# What is needed
Transcribe exactly the lines from the one containing "Give me the Bokeh source for this chart." through the one containing "from bokeh.resources import INLINE", both included, and leave out any pictures.

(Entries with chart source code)
↓↓↓

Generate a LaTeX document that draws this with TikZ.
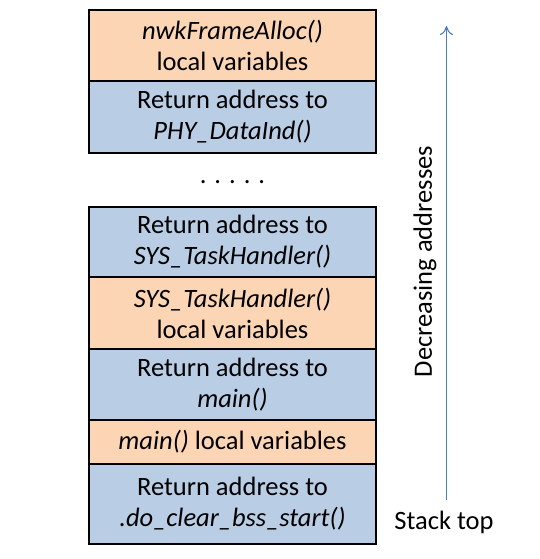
\documentclass[tikz,border=0pt]{standalone}
\usepackage{fontspec}
\setmainfont{Carlito}
\usetikzlibrary{arrows.meta}
\definecolor{frameorange}{HTML}{FCD5B5}
\definecolor{frameblue}{HTML}{B9CDE5}
\definecolor{arrowblue}{HTML}{4A7EBB}
\begin{document}
\begin{tikzpicture}[x=1bp,y=-1bp,
  cell/.style={draw=black, line width=1.3bp, minimum width=287bp, inner sep=0pt,
    align=center, font=\fontsize{26.5bp}{31bp}\selectfont},
  orangecell/.style={cell, fill=frameorange},
  bluecell/.style={cell, fill=frameblue},
  lbl/.style={font=\fontsize{26.5bp}{31bp}\selectfont, inner sep=0pt}]
\useasboundingbox (0,0) rectangle (540,559);
\node[orangecell, minimum height=71bp] (r1) at (232.5,45.5) {\textit{nwkFrameAlloc()}\\local variables};
\node[bluecell, minimum height=72bp] (r2) at (232.5,117) {Return address to\\\textit{PHY\_DataInd()}};
\node[lbl, anchor=base] (dots) at (232.5,184) {. . . . .};
\node[bluecell, minimum height=70bp] (r3) at (232.5,242) {Return address to\\\textit{SYS\_TaskHandler()}};
\node[orangecell, minimum height=72bp] (r4) at (232.5,313) {\textit{SYS\_TaskHandler()}\\local variables};
\node[bluecell, minimum height=71bp] (r5) at (232.5,384.5) {Return address to\\\textit{main()}};
\node[orangecell, minimum height=44bp] (r6) at (232.5,442) {\textit{main()} local variables};
\node[bluecell, minimum height=80bp] (r7) at (232.5,504) {Return address to\\\textit{.do\_clear\_bss\_start()}};
\coordinate (arrbot) at (446.5,500);
\coordinate (arrtop) at (446.5,26);
\draw[arrowblue, line width=1.1bp, -{To[length=9bp,width=13bp]}] (arrbot) -- (arrtop);
\node[lbl, rotate=90] (dec) at (425,261.5) {Decreasing addresses};
\node[lbl] (stop) at (444,522) {Stack top};
\end{tikzpicture}
\end{document}
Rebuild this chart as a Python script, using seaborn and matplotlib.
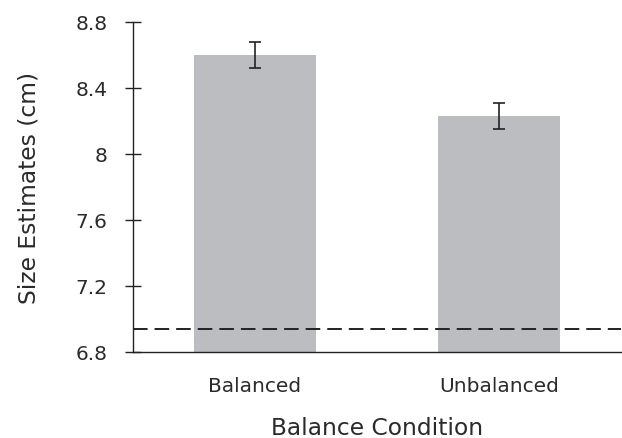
import pandas as pd
import matplotlib.pyplot as plt
import seaborn as sns

# Size estimates by balance condition, with error bars and a reference (dashed) line
conditions = ["Balanced", "Unbalanced"]
means = [8.60, 8.23]
errors = [0.08, 0.08]
reference_size = 6.94

y_ticks = [6.8, 7.2, 7.6, 8.0, 8.4, 8.8]
y_tick_labels = ["6.8", "7.2", "7.6", "8", "8.4", "8.8"]

df = pd.DataFrame({"Condition": conditions, "Size": means, "Err": errors})

sns.set_style("white")
plt.rcParams["font.family"] = ["DejaVu Sans"]
text_color = "#2a2a2a"

fig, ax = plt.subplots(figsize=(6.22, 4.39), dpi=100)
fig.subplots_adjust(left=0.214, right=0.998, top=0.948, bottom=0.196)

sns.barplot(data=df, x="Condition", y="Size", color="#bcbdc1", saturation=1,
            width=0.5, errorbar=None, linewidth=0, ax=ax)
ax.errorbar(x=range(len(df)), y=df["Size"], yerr=df["Err"], fmt="none",
            ecolor="#222222", elinewidth=1.2, capsize=4, capthick=1.2)

ax.axhline(reference_size, color="#222222", linewidth=1.4, dashes=(7.5, 3.6))

ax.set_ylim(6.8, 8.8)
ax.set_xlim(-0.5, 1.5)
ax.set_yticks(y_ticks)
ax.set_yticklabels(y_tick_labels)

sns.despine(ax=ax)
for side in ["left", "bottom"]:
    ax.spines[side].set_color("#222222")
    ax.spines[side].set_linewidth(1.0)

ax.tick_params(axis="y", left=True, direction="inout", length=11, width=1,
               color="#222222", labelsize=14.5, labelcolor=text_color, pad=13)
ax.tick_params(axis="x", bottom=False, length=0, labelsize=14.5,
               labelcolor=text_color, pad=17)

ax.set_xlabel("Balance Condition", fontsize=16.8, color=text_color, labelpad=15.5)
ax.set_ylabel("Size Estimates (cm)", fontsize=16.8, color=text_color, labelpad=25)

plt.savefig("out.png", dpi=100)
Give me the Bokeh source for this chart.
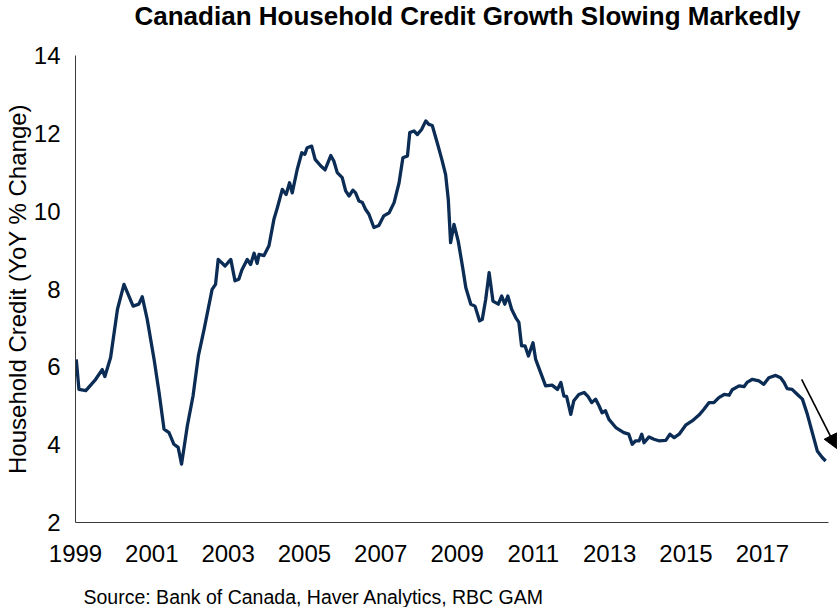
from bokeh.plotting import figure
from bokeh.models import Range1d, FixedTicker, Arrow, NormalHead, LinearAxis, Title
from bokeh.embed import file_html
from bokeh.resources import INLINE

# Decimal year of each reading and household credit growth (YoY %)
dates = [1999.02, 1999.09, 1999.27, 1999.53, 1999.70, 1999.77, 1999.92, 2000.10, 2000.27, 2000.51,
         2000.66, 2000.75, 2000.88, 2001.06, 2001.19, 2001.32, 2001.45, 2001.58, 2001.69, 2001.78,
         2001.93, 2002.08, 2002.22, 2002.37, 2002.58, 2002.67, 2002.74, 2002.92, 2003.07, 2003.18,
         2003.28, 2003.36, 2003.50, 2003.59, 2003.68, 2003.76, 2003.81, 2003.94, 2004.07, 2004.20,
         2004.29, 2004.42, 2004.52, 2004.61, 2004.68, 2004.81, 2004.93, 2005.01, 2005.07, 2005.19,
         2005.28, 2005.43, 2005.54, 2005.69, 2005.77, 2005.86, 2005.99, 2006.08, 2006.17, 2006.27,
         2006.34, 2006.43, 2006.52, 2006.60, 2006.69, 2006.82, 2006.95, 2007.08, 2007.22, 2007.35,
         2007.48, 2007.58, 2007.70, 2007.76, 2007.87, 2007.96, 2008.07, 2008.18, 2008.26, 2008.35,
         2008.48, 2008.60, 2008.70, 2008.77, 2008.83, 2008.92, 2009.03, 2009.14, 2009.23, 2009.36,
         2009.47, 2009.59, 2009.66, 2009.75, 2009.84, 2009.94, 2010.08, 2010.17, 2010.25, 2010.33,
         2010.43, 2010.54, 2010.62, 2010.69, 2010.78, 2010.87, 2010.93, 2010.99, 2011.06, 2011.19,
         2011.32, 2011.49, 2011.63, 2011.72, 2011.80, 2011.87, 2011.98, 2012.06, 2012.19, 2012.33,
         2012.43, 2012.53, 2012.63, 2012.72, 2012.80, 2012.89, 2012.98, 2013.16, 2013.37, 2013.50,
         2013.59, 2013.68, 2013.77, 2013.84, 2013.90, 2014.03, 2014.16, 2014.29, 2014.47, 2014.58,
         2014.69, 2014.82, 2014.99, 2015.16, 2015.34, 2015.47, 2015.60, 2015.73, 2015.86, 2016.00,
         2016.13, 2016.21, 2016.39, 2016.52, 2016.60, 2016.74, 2016.91, 2017.04, 2017.17, 2017.35,
         2017.48, 2017.57, 2017.65, 2017.78, 2017.92, 2018.05, 2018.18, 2018.31, 2018.44, 2018.57,
         2018.66]
credit_growth = [6.19, 5.42, 5.39, 5.68, 5.93, 5.75, 6.24, 7.48, 8.12, 7.56,
                 7.61, 7.80, 7.22, 6.19, 5.34, 4.40, 4.31, 4.01, 3.93, 3.50,
                 4.48, 5.25, 6.28, 6.96, 7.99, 8.12, 8.76, 8.59, 8.76, 8.21,
                 8.25, 8.49, 8.76, 8.63, 8.92, 8.66, 8.89, 8.86, 9.11, 9.79,
                 10.09, 10.56, 10.43, 10.73, 10.47, 11.07, 11.50, 11.46, 11.63, 11.67,
                 11.33, 11.16, 11.06, 11.43, 11.29, 10.99, 10.86, 10.52, 10.39, 10.54,
                 10.47, 10.26, 10.22, 10.05, 9.92, 9.58, 9.63, 9.88, 9.96, 10.22,
                 10.73, 11.37, 11.42, 12.02, 12.06, 11.97, 12.10, 12.32, 12.23, 12.20,
                 11.76, 11.33, 10.94, 10.30, 9.19, 9.66, 9.23, 8.59, 8.03, 7.61,
                 7.56, 7.18, 7.22, 7.73, 8.42, 7.69, 7.61, 7.82, 7.61, 7.82,
                 7.48, 7.26, 7.14, 6.54, 6.54, 6.28, 6.45, 6.62, 6.19, 5.85,
                 5.51, 5.53, 5.42, 5.60, 5.25, 5.24, 4.78, 5.13, 5.29, 5.34,
                 5.24, 5.08, 5.17, 5.00, 4.82, 4.87, 4.65, 4.44, 4.31, 4.27,
                 4.01, 4.10, 4.10, 4.27, 4.05, 4.20, 4.14, 4.10, 4.11, 4.27,
                 4.18, 4.27, 4.50, 4.61, 4.76, 4.91, 5.08, 5.08, 5.21, 5.29,
                 5.27, 5.41, 5.51, 5.49, 5.60, 5.68, 5.64, 5.55, 5.72, 5.78,
                 5.72, 5.60, 5.44, 5.42, 5.29, 5.17, 4.78, 4.31, 3.84, 3.67,
                 3.58]

x_ticks = [1999, 2001, 2003, 2005, 2007, 2009, 2011, 2013, 2015, 2017]
x_tick_labels = ["1999", "2001", "2003", "2005", "2007", "2009", "2011", "2013", "2015", "2017"]
y_ticks = [2, 4, 6, 8, 10, 12, 14]

# trend arrow (start / end, data units)
arrow_start = (2018.03, 5.68)
arrow_end = (2018.95, 3.90)

title_text = "Canadian Household Credit Growth Slowing Markedly"
y_label_text = "Household Credit (YoY % Change)"
source_text = "Source: Bank of Canada, Haver Analytics, RBC GAM"

FONT = "Liberation Sans"

p = figure(frame_width=762, frame_height=467, output_backend="svg", toolbar_location=None,
           x_range=Range1d(1999, 2018.97), y_range=Range1d(2, 14),
           min_border_left=70, min_border_right=0, min_border_top=55, min_border_bottom=82)
p.background_fill_color = "white"
p.border_fill_color = "white"
p.outline_line_color = None
p.xgrid.visible = False
p.ygrid.visible = False

p.line(dates, credit_growth, line_color="#0B2C55", line_width=3.3, line_join="round")

for ax in (p.xaxis[0], p.yaxis[0]):
    ax.axis_line_color = "#3a3a3a"
    ax.axis_line_width = 1
    ax.major_tick_line_color = None
    ax.minor_tick_line_color = None
    ax.major_tick_out = 0
    ax.minor_tick_out = 0
    ax.major_label_text_font = FONT
    ax.major_label_text_font_size = "24px"
    ax.major_label_text_color = "black"

p.xaxis.ticker = FixedTicker(ticks=x_ticks)
p.xaxis.major_label_overrides = {t: l for t, l in zip(x_ticks, x_tick_labels)}
p.xaxis.major_label_standoff = 22
p.xaxis.bounds = (1999, 2018.74)

p.yaxis.ticker = FixedTicker(ticks=y_ticks)
p.yaxis.major_label_standoff = 15
p.yaxis.axis_label = y_label_text
p.yaxis.axis_label_text_font = FONT
p.yaxis.axis_label_text_font_size = "24px"
p.yaxis.axis_label_text_font_style = "normal"
p.yaxis.axis_label_text_color = "black"
p.yaxis.axis_label_standoff = 0


def gap(size):
    """An invisible axis (hidden line, tick and label) used only as spacing in a side panel."""
    mid = x_ticks[len(x_ticks) // 2]
    return LinearAxis(ticker=FixedTicker(ticks=[mid]), major_label_overrides={mid: ""},
                      axis_line_color=None, major_tick_line_color=None,
                      minor_tick_line_color=None, major_tick_out=size, minor_tick_out=0,
                      major_tick_in=0, minor_tick_in=0, major_label_standoff=0,
                      major_label_text_font_size="1px", major_label_text_color=None)


# title: lifted to the top of the canvas by a spacer between it and the frame
p.add_layout(gap(23), "above")
p.add_layout(Title(text=title_text, align="left", offset=59, standoff=0, vertical_align="top",
                   text_font=FONT, text_font_style="bold", text_font_size="26px",
                   text_color="black"), "above")

# source note under the year labels
p.add_layout(gap(19), "below")
p.add_layout(Title(text=source_text, align="left", offset=8, standoff=0, vertical_align="bottom",
                   text_font=FONT, text_font_style="normal", text_font_size="19.5px",
                   text_color="black"), "below")

p.add_layout(Arrow(end=NormalHead(size=14, fill_color="black", line_color="black"),
                   x_start=arrow_start[0], y_start=arrow_start[1],
                   x_end=arrow_end[0], y_end=arrow_end[1],
                   line_color="black", line_width=1.6))

open("out.html", "w").write(file_html(p, INLINE))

↑↑↑

# Task response
Give me the Bokeh source for this chart.
from bokeh.plotting import figure
from bokeh.models import Range1d, FixedTicker, Arrow, NormalHead, LinearAxis, Title
from bokeh.embed import file_html
from bokeh.resources import INLINE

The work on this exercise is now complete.